Effects of Confining Pressure and Temperature on the Energy Evolution of Rocks Under Triaxial Cyclic Loading and Unloading Conditions

The deformation and failure of rocks result from the dissipation and release of their internal energy. The energy evolution throughout the processes of deformation and failure in rock is a critical research topic. The triaxial cyclic loading and unloading tests under five confining pressures were carried out on high-temperature rock samples to investigate the influences of the confining pressure (\(\sigma_{3}\)) and temperature (T) on their energy evolution and distribution characteristics. The energy densities of rock samples under various confining pressures were calculated by determining the area between the loading and unloading curves, including axial energy densities (\(u_{1}^{0}\), \(u_{1}^{e}\), \(u_{1}^{d}\)) and circumferential strain energy density (\(u_{3}^{0}\)). The energy accumulation and dissipation and the effect of \(\sigma_{3}\) and T on the energy distribution laws of loaded rock samples were analysed. The characteristic energy density (\(u_{1}^{t}\)) was used to analyse the accumulation, dissipation and release of energy of the loaded rock sample. \(u_{1}^{t}\) increased with the increase in \(\sigma_{3}\) and decreased with the increase in T. Furthermore, \(u_{3}^{0}\) increased with the increase in \(\sigma_{3}\), which effectively limited the energy dissipation and release due to fracture or failure of the rock sample. With the increase in T, the circumferential strain of the rock sample increased, which led to an increase in \(u_{3}^{0}\). At the pre-peak stage, energy accumulation characterised the energy behaviour of the loaded rock sample, and the proportion of the elastic energy density (\(k_{1}^{e}\)) was large.
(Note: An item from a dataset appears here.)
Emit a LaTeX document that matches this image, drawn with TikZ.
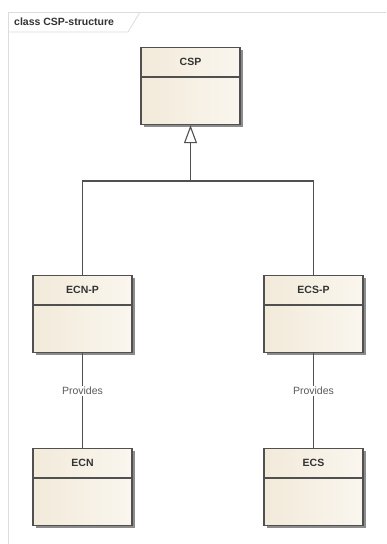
\documentclass[tikz,border=0pt]{standalone}
\usepackage{fontspec}
\setmainfont{Liberation Sans}
\usetikzlibrary{arrows.meta,calc}
\definecolor{boxL}{HTML}{F2EADA}
\definecolor{boxR}{HTML}{FAF6EE}
\definecolor{edge}{HTML}{505050}
\definecolor{frameC}{HTML}{DCDCDC}
\tikzset{
  classbox/.style={draw=edge, line width=1.2pt, minimum width=99pt, minimum height=77pt,
    anchor=north, inner sep=0pt, left color=boxL, right color=boxR},
  classname/.style={font=\fontsize{10.5}{12}\selectfont\bfseries, text=black!80},
  conn/.style={draw=edge, line width=1.2pt},
  lbl/.style={font=\fontsize{10.5}{12}\selectfont, text=black!65, fill=white, inner sep=1.5pt},
}
\newcommand{\umlbox}[4]{%
  \fill[black!45] (#2-49.5+3,#3+3) rectangle (#2+49.5+3,#3+77+3);
  \node[classbox] (#1) at (#2,#3) {};
  \draw[conn] ($(#1.north west)+(0,30)$) -- ($(#1.north east)+(0,30)$);
  \node[classname] (#1t) at ($(#1.north)+(0,15)$) {#4};
}
\begin{document}
\begin{tikzpicture}[x=1pt,y=-1pt]
\useasboundingbox (0,0) rectangle (386,544);
\fill[white] (0,0) rectangle (386,544);
% frame
\draw[frameC, line width=0.8pt] (386,12) -- (8,12) -- (8,544);
\draw[frameC, line width=0.8pt] (8,32) -- (128,32) -- (140,12);
\node[anchor=west, font=\fontsize{10.5}{12}\selectfont\bfseries, text=black!80, inner sep=0pt] (title) at (14,22) {class CSP-structure};
% boxes
\umlbox{csp}{190.5}{47}{CSP}
\umlbox{ecnp}{82.5}{275}{ECN-P}
\umlbox{ecsp}{313.5}{275}{ECS-P}
\umlbox{ecn}{82.5}{448}{ECN}
\umlbox{ecs}{313.5}{448}{ECS}
% generalization
\coordinate (j) at (190.5,181);
\draw[conn] (ecnp.north) |- (j) -| (ecsp.north);
\draw[conn, -{Triangle[open, length=18pt, width=13pt, fill=white, line width=1.1pt]}] (j) -- (csp.south);
% provides
\draw[conn] (ecnp.south) -- node[lbl, pos=0.4] (p1) {Provides} (ecn.north);
\draw[conn] (ecsp.south) -- node[lbl, pos=0.4] (p2) {Provides} (ecs.north);
\end{tikzpicture}
\end{document}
At the post-peak stage, energy release and dissipation characterised the energy behaviour of the loaded rock sample, the dissipated energy density proportion (\(k_{1}^{d}\)) increased gradually, and the change law for \(k_{1}^{e}\) and \(k_{1}^{d}\) was considerably affected by the confining pressure and temperature effect. The dissipated energy density of the loaded rock sample was used to establish the energy damage variable and analyse the evolution law of the dissipated energy damage variable of the high-temperature rock sample with \(\sigma_{3}\) and T. The results of this study can provide guidance for the research on high-temperature rock damage mechanisms and prevention of dynamic disasters of rock underground engineering.